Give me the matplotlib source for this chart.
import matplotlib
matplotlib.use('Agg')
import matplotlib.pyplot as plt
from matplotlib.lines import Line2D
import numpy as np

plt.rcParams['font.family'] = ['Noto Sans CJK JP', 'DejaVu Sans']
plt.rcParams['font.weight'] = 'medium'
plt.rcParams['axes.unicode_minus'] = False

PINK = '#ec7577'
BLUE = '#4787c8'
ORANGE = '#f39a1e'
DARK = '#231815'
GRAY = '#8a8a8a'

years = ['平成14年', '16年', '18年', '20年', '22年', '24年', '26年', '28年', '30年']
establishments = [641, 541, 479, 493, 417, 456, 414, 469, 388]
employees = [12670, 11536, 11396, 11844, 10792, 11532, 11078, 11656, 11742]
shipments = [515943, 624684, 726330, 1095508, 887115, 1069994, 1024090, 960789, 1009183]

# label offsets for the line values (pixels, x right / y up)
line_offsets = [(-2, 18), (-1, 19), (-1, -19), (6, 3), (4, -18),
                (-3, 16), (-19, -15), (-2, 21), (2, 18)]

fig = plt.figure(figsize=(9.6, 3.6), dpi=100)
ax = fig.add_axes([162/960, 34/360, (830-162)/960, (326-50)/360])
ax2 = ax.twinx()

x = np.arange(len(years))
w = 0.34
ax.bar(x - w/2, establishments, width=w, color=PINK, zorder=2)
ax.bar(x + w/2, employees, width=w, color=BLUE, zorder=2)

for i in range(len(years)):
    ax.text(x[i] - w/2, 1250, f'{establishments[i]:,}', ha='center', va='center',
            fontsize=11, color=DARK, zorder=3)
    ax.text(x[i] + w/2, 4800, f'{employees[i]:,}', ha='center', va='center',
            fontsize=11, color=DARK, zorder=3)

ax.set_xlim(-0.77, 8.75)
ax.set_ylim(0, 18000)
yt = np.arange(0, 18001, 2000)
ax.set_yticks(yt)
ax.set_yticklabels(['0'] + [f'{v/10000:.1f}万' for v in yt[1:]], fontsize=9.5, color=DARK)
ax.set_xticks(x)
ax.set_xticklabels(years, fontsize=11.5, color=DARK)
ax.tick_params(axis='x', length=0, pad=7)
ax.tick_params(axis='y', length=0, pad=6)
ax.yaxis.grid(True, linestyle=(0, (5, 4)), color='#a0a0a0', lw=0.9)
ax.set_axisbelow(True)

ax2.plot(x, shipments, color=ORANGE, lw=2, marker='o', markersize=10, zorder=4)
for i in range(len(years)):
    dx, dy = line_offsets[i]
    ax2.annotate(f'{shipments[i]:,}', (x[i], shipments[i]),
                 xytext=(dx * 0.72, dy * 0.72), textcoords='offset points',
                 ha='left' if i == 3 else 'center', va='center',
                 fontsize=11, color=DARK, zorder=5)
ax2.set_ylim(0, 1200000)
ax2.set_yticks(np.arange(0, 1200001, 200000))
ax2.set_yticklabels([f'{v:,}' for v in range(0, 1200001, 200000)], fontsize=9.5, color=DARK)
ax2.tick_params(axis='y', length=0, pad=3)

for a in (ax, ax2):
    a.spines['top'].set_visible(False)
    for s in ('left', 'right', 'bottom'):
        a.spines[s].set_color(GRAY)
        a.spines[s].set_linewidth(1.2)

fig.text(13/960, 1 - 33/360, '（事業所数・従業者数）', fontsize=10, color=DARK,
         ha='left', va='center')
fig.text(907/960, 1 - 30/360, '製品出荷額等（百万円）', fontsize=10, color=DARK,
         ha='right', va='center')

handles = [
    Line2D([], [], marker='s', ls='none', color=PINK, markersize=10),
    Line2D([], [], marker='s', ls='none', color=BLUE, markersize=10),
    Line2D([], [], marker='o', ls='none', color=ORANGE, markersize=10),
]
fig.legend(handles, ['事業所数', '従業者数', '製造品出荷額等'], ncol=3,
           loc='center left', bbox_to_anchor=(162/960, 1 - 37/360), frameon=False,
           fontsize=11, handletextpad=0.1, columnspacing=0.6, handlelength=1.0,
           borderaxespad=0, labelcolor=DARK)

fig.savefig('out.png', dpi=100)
• • • •
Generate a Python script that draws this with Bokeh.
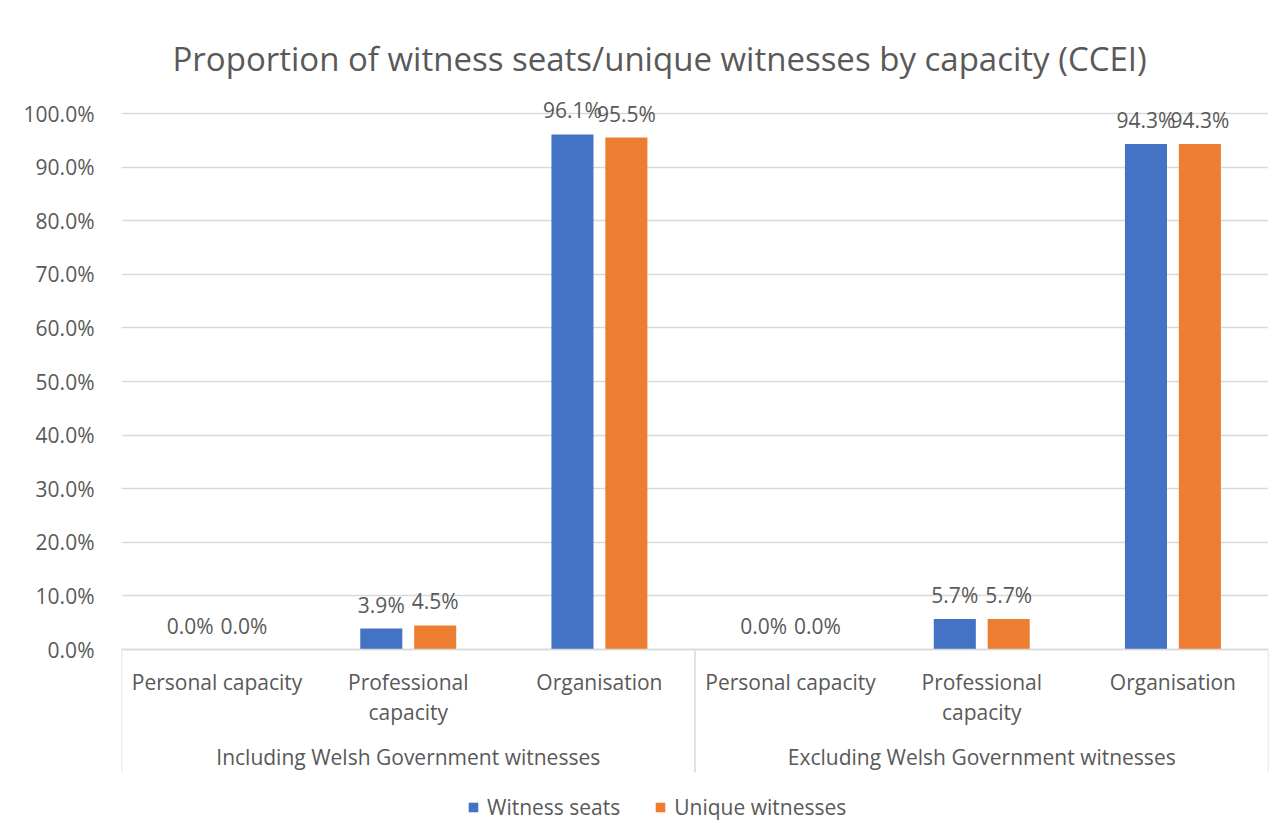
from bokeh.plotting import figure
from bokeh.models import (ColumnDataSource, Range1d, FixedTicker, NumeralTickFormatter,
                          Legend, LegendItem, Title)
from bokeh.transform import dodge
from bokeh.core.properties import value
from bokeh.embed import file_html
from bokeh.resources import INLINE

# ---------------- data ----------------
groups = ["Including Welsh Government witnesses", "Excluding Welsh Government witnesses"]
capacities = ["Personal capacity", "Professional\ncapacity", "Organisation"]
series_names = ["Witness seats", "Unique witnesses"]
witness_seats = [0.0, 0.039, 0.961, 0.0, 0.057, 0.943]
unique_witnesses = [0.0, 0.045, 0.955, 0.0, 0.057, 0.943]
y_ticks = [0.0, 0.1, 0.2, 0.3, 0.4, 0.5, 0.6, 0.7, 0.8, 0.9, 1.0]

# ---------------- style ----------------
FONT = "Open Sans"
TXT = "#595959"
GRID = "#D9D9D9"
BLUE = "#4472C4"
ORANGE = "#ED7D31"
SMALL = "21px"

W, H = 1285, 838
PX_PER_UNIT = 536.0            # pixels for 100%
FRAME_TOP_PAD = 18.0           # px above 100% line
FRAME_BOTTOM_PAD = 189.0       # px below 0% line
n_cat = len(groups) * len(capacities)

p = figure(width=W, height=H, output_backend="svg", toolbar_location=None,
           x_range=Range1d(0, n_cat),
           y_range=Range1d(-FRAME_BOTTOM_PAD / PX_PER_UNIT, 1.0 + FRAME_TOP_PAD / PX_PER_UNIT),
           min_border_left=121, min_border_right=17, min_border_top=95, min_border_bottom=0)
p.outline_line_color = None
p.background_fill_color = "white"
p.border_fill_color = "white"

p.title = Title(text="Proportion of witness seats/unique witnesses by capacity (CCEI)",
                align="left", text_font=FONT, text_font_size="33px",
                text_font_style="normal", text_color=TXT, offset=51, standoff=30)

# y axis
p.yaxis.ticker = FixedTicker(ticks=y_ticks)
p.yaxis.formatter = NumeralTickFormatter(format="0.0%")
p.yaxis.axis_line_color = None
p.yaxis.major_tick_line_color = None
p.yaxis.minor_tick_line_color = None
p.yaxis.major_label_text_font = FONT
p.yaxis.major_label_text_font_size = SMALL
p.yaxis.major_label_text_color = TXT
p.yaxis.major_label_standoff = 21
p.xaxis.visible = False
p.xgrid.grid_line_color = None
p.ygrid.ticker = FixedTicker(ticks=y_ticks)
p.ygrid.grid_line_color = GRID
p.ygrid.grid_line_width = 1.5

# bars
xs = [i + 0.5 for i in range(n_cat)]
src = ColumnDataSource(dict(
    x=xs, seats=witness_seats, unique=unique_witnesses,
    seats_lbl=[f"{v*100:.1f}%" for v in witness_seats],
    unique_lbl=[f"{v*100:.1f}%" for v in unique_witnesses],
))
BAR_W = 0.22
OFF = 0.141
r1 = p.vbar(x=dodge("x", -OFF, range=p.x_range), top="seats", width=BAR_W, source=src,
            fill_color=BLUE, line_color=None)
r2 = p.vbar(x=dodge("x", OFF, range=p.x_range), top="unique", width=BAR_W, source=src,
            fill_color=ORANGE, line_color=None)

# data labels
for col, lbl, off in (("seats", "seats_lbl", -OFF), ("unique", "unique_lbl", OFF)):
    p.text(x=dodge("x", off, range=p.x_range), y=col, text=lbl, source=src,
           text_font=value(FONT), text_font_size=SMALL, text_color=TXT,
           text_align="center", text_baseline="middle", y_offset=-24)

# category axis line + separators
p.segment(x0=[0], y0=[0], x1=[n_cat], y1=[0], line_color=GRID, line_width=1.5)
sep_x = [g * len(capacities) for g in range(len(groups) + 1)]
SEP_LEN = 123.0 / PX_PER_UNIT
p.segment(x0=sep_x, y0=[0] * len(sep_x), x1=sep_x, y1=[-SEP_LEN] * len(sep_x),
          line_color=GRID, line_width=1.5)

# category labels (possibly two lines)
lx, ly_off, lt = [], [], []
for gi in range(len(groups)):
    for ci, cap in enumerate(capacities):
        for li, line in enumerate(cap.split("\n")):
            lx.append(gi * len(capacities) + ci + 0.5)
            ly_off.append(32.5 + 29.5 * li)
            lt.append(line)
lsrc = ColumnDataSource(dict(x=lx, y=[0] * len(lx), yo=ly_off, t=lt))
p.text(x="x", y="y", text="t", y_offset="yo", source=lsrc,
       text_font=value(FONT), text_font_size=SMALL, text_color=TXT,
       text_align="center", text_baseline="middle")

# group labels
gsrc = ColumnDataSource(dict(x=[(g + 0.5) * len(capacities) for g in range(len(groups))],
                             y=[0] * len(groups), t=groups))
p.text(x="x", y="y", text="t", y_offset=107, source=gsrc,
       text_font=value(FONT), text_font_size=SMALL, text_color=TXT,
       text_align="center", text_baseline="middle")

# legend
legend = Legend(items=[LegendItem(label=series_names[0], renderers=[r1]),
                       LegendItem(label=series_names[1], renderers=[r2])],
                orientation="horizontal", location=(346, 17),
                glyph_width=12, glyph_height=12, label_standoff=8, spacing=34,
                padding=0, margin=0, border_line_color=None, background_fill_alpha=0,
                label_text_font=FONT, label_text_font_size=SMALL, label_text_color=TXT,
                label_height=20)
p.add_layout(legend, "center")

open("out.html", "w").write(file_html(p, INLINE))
• • • •
- **Written request**: Output nothing except the lines from the line with "Give me the matplotlib source for this chart." through the line with "ax.set_axisbelow(True)", copied exactly, end lines included.

- **Reply**:
Give me the matplotlib source for this chart.
import matplotlib
matplotlib.use('Agg')
import matplotlib.pyplot as plt
from matplotlib.lines import Line2D
import numpy as np

plt.rcParams['font.family'] = ['Noto Sans CJK JP', 'DejaVu Sans']
plt.rcParams['font.weight'] = 'medium'
plt.rcParams['axes.unicode_minus'] = False

PINK = '#ec7577'
BLUE = '#4787c8'
ORANGE = '#f39a1e'
DARK = '#231815'
GRAY = '#8a8a8a'

years = ['平成14年', '16年', '18年', '20年', '22年', '24年', '26年', '28年', '30年']
establishments = [641, 541, 479, 493, 417, 456, 414, 469, 388]
employees = [12670, 11536, 11396, 11844, 10792, 11532, 11078, 11656, 11742]
shipments = [515943, 624684, 726330, 1095508, 887115, 1069994, 1024090, 960789, 1009183]

# label offsets for the line values (pixels, x right / y up)
line_offsets = [(-2, 18), (-1, 19), (-1, -19), (6, 3), (4, -18),
                (-3, 16), (-19, -15), (-2, 21), (2, 18)]

fig = plt.figure(figsize=(9.6, 3.6), dpi=100)
ax = fig.add_axes([162/960, 34/360, (830-162)/960, (326-50)/360])
ax2 = ax.twinx()

x = np.arange(len(years))
w = 0.34
ax.bar(x - w/2, establishments, width=w, color=PINK, zorder=2)
ax.bar(x + w/2, employees, width=w, color=BLUE, zorder=2)

for i in range(len(years)):
    ax.text(x[i] - w/2, 1250, f'{establishments[i]:,}', ha='center', va='center',
            fontsize=11, color=DARK, zorder=3)
    ax.text(x[i] + w/2, 4800, f'{employees[i]:,}', ha='center', va='center',
            fontsize=11, color=DARK, zorder=3)

ax.set_xlim(-0.77, 8.75)
ax.set_ylim(0, 18000)
yt = np.arange(0, 18001, 2000)
ax.set_yticks(yt)
ax.set_yticklabels(['0'] + [f'{v/10000:.1f}万' for v in yt[1:]], fontsize=9.5, color=DARK)
ax.set_xticks(x)
ax.set_xticklabels(years, fontsize=11.5, color=DARK)
ax.tick_params(axis='x', length=0, pad=7)
ax.tick_params(axis='y', length=0, pad=6)
ax.yaxis.grid(True, linestyle=(0, (5, 4)), color='#a0a0a0', lw=0.9)
ax.set_axisbelow(True)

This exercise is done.